Do the math before you decide. I've spent as much or more on a week's worth of rental car, hotel, restaurants and diving as I have on a live-aboard trip. And like hotels, live-aboards have a range of prices, from rock-bottom budget to superluxury.
Regardless of price, live-aboards are all-inclusive, except for the crew tip, which you're sure to find well-deserved. Alcoholic beverages are a variable some include all drinks, some only wine with dinner and others include all alcohol. A few live-aboards even provide free nitrox to properly certified divers. And if you're not nitrox certified, you'll be able to get certified on the boat, most likely at a rate very similar to that of your local dive shop. All in all, once you've looked at the reality of the cost, you'll find that live-aboards are quite a prudent decision for even the most frugal of divers.
Myth No. 6
Diving is the only thing to do, and you'll be bored after two days.
Bored? Not a chance! Live-aboard vacations are much more than eat-sleep-dive. For instance, many offer sailing, kayaking, water skiing, shore excursions and hiking. Then there are also movies, hammock time, books, diving or photography courses, and just plain relaxing in the sun. After two days you'll probably find yourself ready for bed at some absurdly early hour because you're worn out from all the cool things you've been doing. When you turn in, I'll probably already be asleep.
Myth No. 7
You won't like the food.
Only if you're Morris the Cat. Most live-aboards are waistline-expanding experiences, with outstanding food and lots of it. And there is always a help-yourself counter for anyone who didn't get enough at breakfast, lunch, dinner or the après-dive snacks. I've found that I'm lucky if the extra time I spend in the water offsets the sins I commit at the dining table. If you have special dietary requirements, live-aboards are happy to supply them.
Myth No. 8 The cabins are stuffy and cramped.
This may not have been a myth 10 or 15 years ago, but it's definitely a myth now. Cabins with individually controlled heating and air conditioning are common on modern live-aboards. Other comfort amenities often include queen-size beds, en suite bathrooms and frequent fresh towels and linens. I've been on live-aboards with showers bigger than the one I have at home.
Myth No. 9
There won't be enough fresh water to shower and wash my hair.
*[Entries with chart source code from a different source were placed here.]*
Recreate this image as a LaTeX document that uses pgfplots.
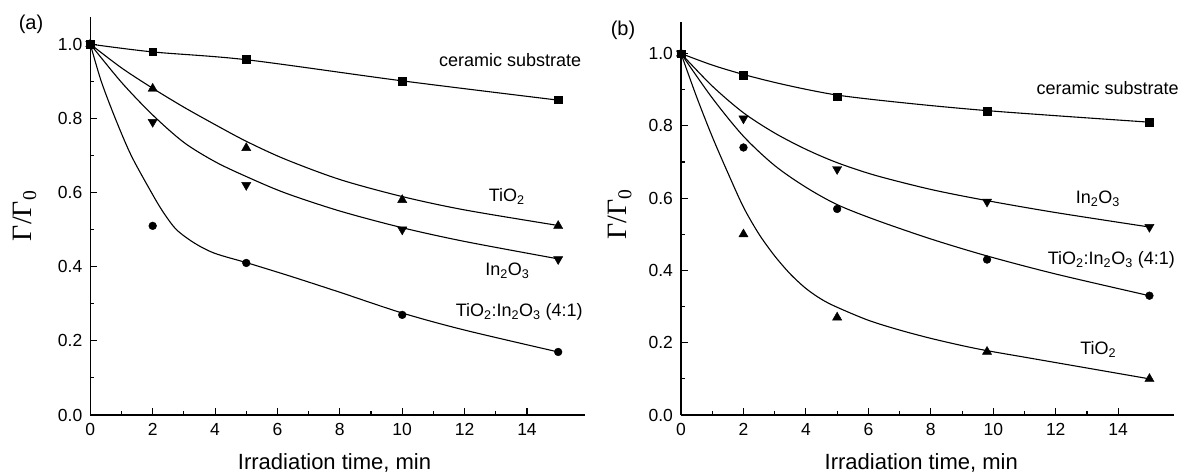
\documentclass[border=0pt]{standalone}
\usepackage{fontspec}
\setmainfont{Liberation Sans}
\newfontfamily\seriffont{Liberation Serif}
\usepackage{pgfplots}
\pgfplotsset{compat=1.18}

\tikzset{lab/.style={font=\fontsize{18}{21}\selectfont, anchor=base}}
\pgfplotsset{
  myaxis/.style={
    scale only axis,
    axis x line*=bottom, axis y line*=left,
    axis line style={line width=1.2pt,-},
    xmin=0, ymin=0,
    xtick={0,2,4,6,8,10,12,14},
    ytick={0,0.2,0.4,0.6,0.8,1.0},
    minor x tick num=1, minor y tick num=1,
    tick align=inside,
    major tick length=7pt, minor tick length=4pt,
    every tick/.style={line width=1.1pt,black},
    tick label style={font=\fontsize{17.5}{20}\selectfont},
    /pgf/number format/assume math mode=true,
    y tick label style={/pgf/number format/fixed,/pgf/number format/fixed zerofill,/pgf/number format/precision=1, xshift=-4.5pt},
    x tick label style={yshift=-4.5pt},
    xlabel style={font=\fontsize{22}{26}\selectfont, anchor=base},
    ylabel style={font=\fontsize{28}{32}\selectfont\seriffont, anchor=center, rotate=0},
    clip=false,
  },
  curve/.style={smooth, no marks, line width=1.1pt, black},
  sq/.style={only marks, mark=square*, mark size=3.8pt, black},
  ci/.style={only marks, mark=*, mark size=3.9pt, black},
  tu/.style={only marks, mark=triangle*, mark size=5.3pt, black},
  td/.style={only marks, mark=triangle*, mark size=5.3pt, mark options={rotate=180}, black},
}

\begin{document}
\begin{tikzpicture}
\path[use as bounding box] (0,0) rectangle (1185pt,472pt);

% ---------------- panel (a) ----------------
\begin{axis}[myaxis,
  at={(90.3pt,57pt)}, anchor=south west,
  width=494.7pt, height=398.3pt,
  xmax=15.86, ymax=1.074,
  xlabel={Irradiation time, min},
  xlabel style={at={(axis description cs:0.4936,-0.1356)}},
  ylabel={Γ/Γ\textsubscript{0}},
  ylabel style={at={(axis description cs:-0.1324,0.50)}},
]
\addplot[curve] coordinates {(0,1.0) (2,0.979) (5,0.958) (10,0.901) (15,0.849)};
\addplot[curve] coordinates {(0,1.0) (1,0.936) (2,0.881) (3,0.83) (4,0.783) (5,0.738) (6.24,0.69) (8,0.635) (10,0.589) (12,0.553) (15,0.511)};
\addplot[curve] coordinates {(0,1.0) (1,0.897) (2,0.809) (3,0.735) (4,0.683) (5,0.643) (6.24,0.599) (8,0.55) (10,0.505) (12,0.468) (15,0.421)};
\addplot[curve] coordinates {(0,1.0) (0.35,0.9) (0.8,0.8) (1.31,0.7) (1.96,0.6) (2.33,0.548) (2.76,0.5) (3.35,0.463) (3.99,0.436) (5,0.411) (5.7,0.393) (6.5,0.372) (8,0.331) (10,0.275) (12,0.229) (15,0.17)};
\addplot[sq] coordinates {(0,1) (2,0.98) (5,0.96) (10,0.90) (15,0.85)};
\addplot[tu] coordinates {(0,1) (2,0.88) (5,0.72) (10,0.58) (15,0.51)};
\addplot[td] coordinates {(0,1) (2,0.79) (5,0.62) (10,0.50) (15,0.42)};
\addplot[ci] coordinates {(0,1) (2,0.51) (5,0.41) (10,0.27) (15,0.17)};
\node[lab, anchor=base east] at (axis cs:15.85,0.941) {ceramic substrate};
\node[lab] at (axis cs:13.35,0.575) {TiO\textsubscript{2}};
\node[lab] at (axis cs:13.37,0.377) {In\textsubscript{2}O\textsubscript{3}};
\node[lab] at (axis cs:13.75,0.265) {TiO\textsubscript{2}:In\textsubscript{2}O\textsubscript{3} (4:1)};
\end{axis}

% ---------------- panel (b) ----------------
\begin{axis}[myaxis,
  at={(681pt,57pt)}, anchor=south west,
  width=493.4pt, height=393.3pt,
  xmax=15.8, ymax=1.088,
  xlabel={Irradiation time, min},
  xlabel style={at={(axis description cs:0.487,-0.1373)}},
  ylabel={Γ/Γ\textsubscript{0}},
  ylabel style={at={(axis description cs:-0.1236,0.51)}},
]
\addplot[curve] coordinates {(0,1.0) (1,0.968) (2,0.942) (3,0.92) (4,0.901) (5,0.885) (6.22,0.872) (8,0.856) (9.8,0.842) (12,0.828) (15,0.81)};
\addplot[curve] coordinates {(0,1.0) (1,0.91) (2,0.836) (3,0.78) (4,0.735) (5,0.698) (6.22,0.663) (8,0.624) (9.8,0.593) (12,0.56) (15,0.52)};
\addplot[curve] coordinates {(0,1.0) (1,0.877) (2,0.771) (3,0.69) (4,0.63) (5,0.582) (6.22,0.54) (8,0.487) (9.8,0.44) (12,0.39) (15,0.33)};
\addplot[curve] coordinates {(0,1.0) (0.5,0.88) (1,0.77) (1.5,0.67) (2,0.575) (2.5,0.50) (3,0.44) (3.5,0.39) (4,0.35) (4.5,0.32) (5,0.298) (6,0.262) (7,0.235) (8,0.212) (9,0.192) (9.8,0.178) (11,0.16) (12,0.145) (13,0.13) (14,0.115) (15,0.10)};
\addplot[sq] coordinates {(0,1) (2,0.94) (5,0.88) (9.8,0.84) (15,0.81)};
\addplot[td] coordinates {(0,1) (2,0.82) (5,0.68) (9.8,0.59) (15,0.52)};
\addplot[ci] coordinates {(0,1) (2,0.74) (5,0.57) (9.8,0.43) (15,0.33)};
\addplot[tu] coordinates {(0,1) (2,0.50) (5,0.27) (9.8,0.175) (15,0.10)};
\node[lab, anchor=base east] at (axis cs:16.05,0.887) {ceramic substrate};
\node[lab] at (axis cs:13.35,0.586) {In\textsubscript{2}O\textsubscript{3}};
\node[lab] at (axis cs:13.78,0.415) {TiO\textsubscript{2}:In\textsubscript{2}O\textsubscript{3} (4:1)};
\node[lab] at (axis cs:13.36,0.166) {TiO\textsubscript{2}};
\end{axis}

\node[font=\fontsize{20}{24}\selectfont] at (31pt,448pt) {(a)};
\node[font=\fontsize{20}{24}\selectfont] at (623pt,442pt) {(b)};
\end{tikzpicture}
\end{document}
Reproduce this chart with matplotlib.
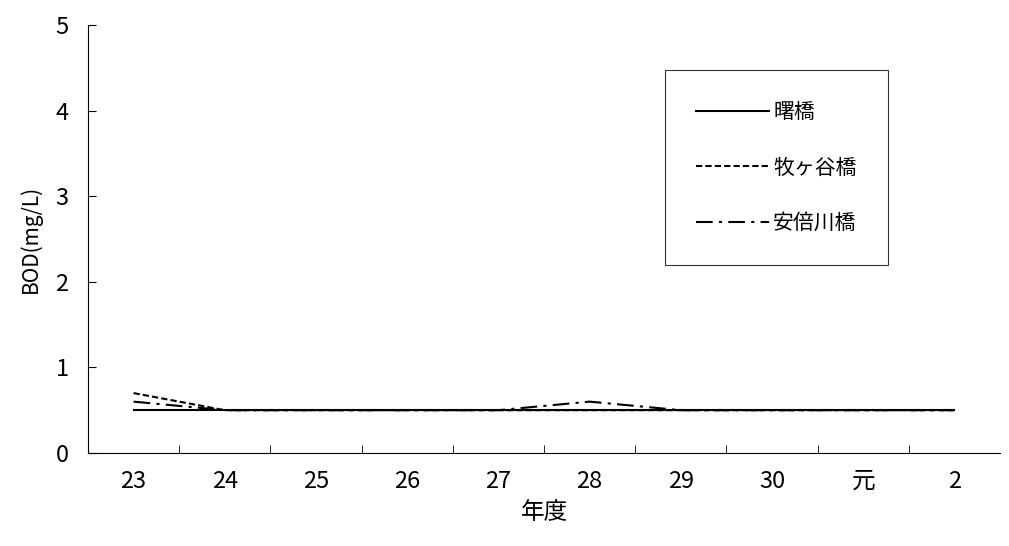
import matplotlib
matplotlib.use("Agg")
import matplotlib.pyplot as plt
import numpy as np

plt.rcParams["font.family"] = ["Noto Sans CJK JP", "DejaVu Sans"]

years = ["23", "24", "25", "26", "27", "28", "29", "30", "元", "2"]
akebono = [0.5, 0.5, 0.5, 0.5, 0.5, 0.5, 0.5, 0.5, 0.5, 0.5]
makigaya = [0.7, 0.5, 0.5, 0.5, 0.5, 0.5, 0.5, 0.5, 0.5, 0.5]
abekawa = [0.6, 0.5, 0.5, 0.5, 0.5, 0.6, 0.5, 0.5, 0.5, 0.5]

fig = plt.figure(figsize=(10.09, 5.46), dpi=100)
ax = fig.add_axes([88 / 1009, 1 - 453 / 546, 912 / 1009, 428 / 546])

x = np.arange(len(years))
ax.plot(x, akebono, color="black", linewidth=1.5, linestyle="-", label="曙橋")
ax.plot(x, makigaya, color="black", linewidth=1.5, linestyle=(0, (3, 1.5)), label="牧ヶ谷橋")
ax.plot(x, abekawa, color="black", linewidth=1.5, linestyle=(0, (8, 3, 1.5, 3)), label="安倍川橋")

ax.set_xlim(-0.5, len(years) - 0.5)
ax.set_ylim(0, 5)
ax.set_yticks(range(6))
ax.set_xticks(x)
ax.set_xticklabels(years, fontsize=17)
ax.set_xticks(x[:-1] + 0.5, minor=True)
ax.tick_params(axis="x", which="major", length=0, pad=12)
ax.tick_params(axis="x", which="minor", length=6, direction="in")
ax.tick_params(axis="y", labelsize=17, direction="in", length=6, pad=14)
ax.spines["top"].set_visible(False)
ax.spines["right"].set_visible(False)
ax.set_xlabel("年度", fontsize=17, labelpad=6)
ax.set_ylabel("BOD(mg/L)", fontsize=15, labelpad=10)

leg = ax.legend(loc="upper left", bbox_to_anchor=(577 / 912, 1 - 45 / 428), frameon=True,
                fancybox=False, edgecolor="black", fontsize=15, handlelength=3.5,
                labelspacing=1.6, borderpad=1.5, handletextpad=0.2, borderaxespad=0)
leg.get_frame().set_linewidth(0.8)

fig.savefig("out.png", dpi=100)
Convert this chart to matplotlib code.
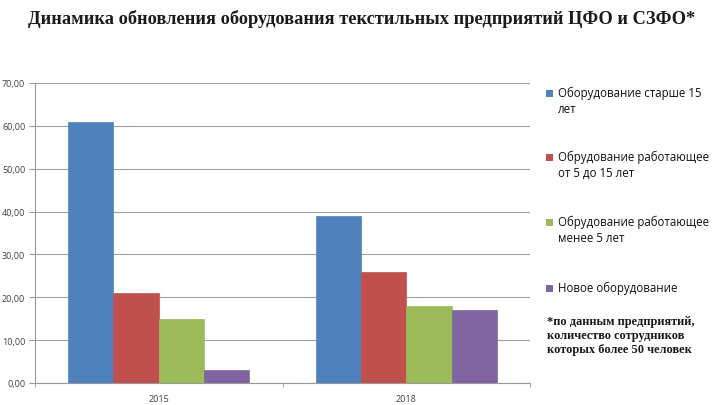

Sure, they'll ask you not to run the taps unnecessarily, but most live-aboards make their own fresh water in large quantities. Common sense says don't waste it, but you'll have all you need and more. I especially like that warm shower right on the dive deck.
Myth No. 10
Try one and you'll be hooked.
Not a myth. Live-aboards pamper you in every way while they take you far from the crowds to places you'd never see otherwise. On many live-aboards, they do everything but make the dives for you you never have to handle your tank, drag your gear back to your room, or endure long, uncomfortable trips in small boats through heavy seas to and from dive sites. And how else will you ever see the hammerheads at Darwin's Arch, blacktips in the Tuamotus, pinnacles in the Coral Sea, far-flung reefs in the Bahamas, or mantas in the Socorros?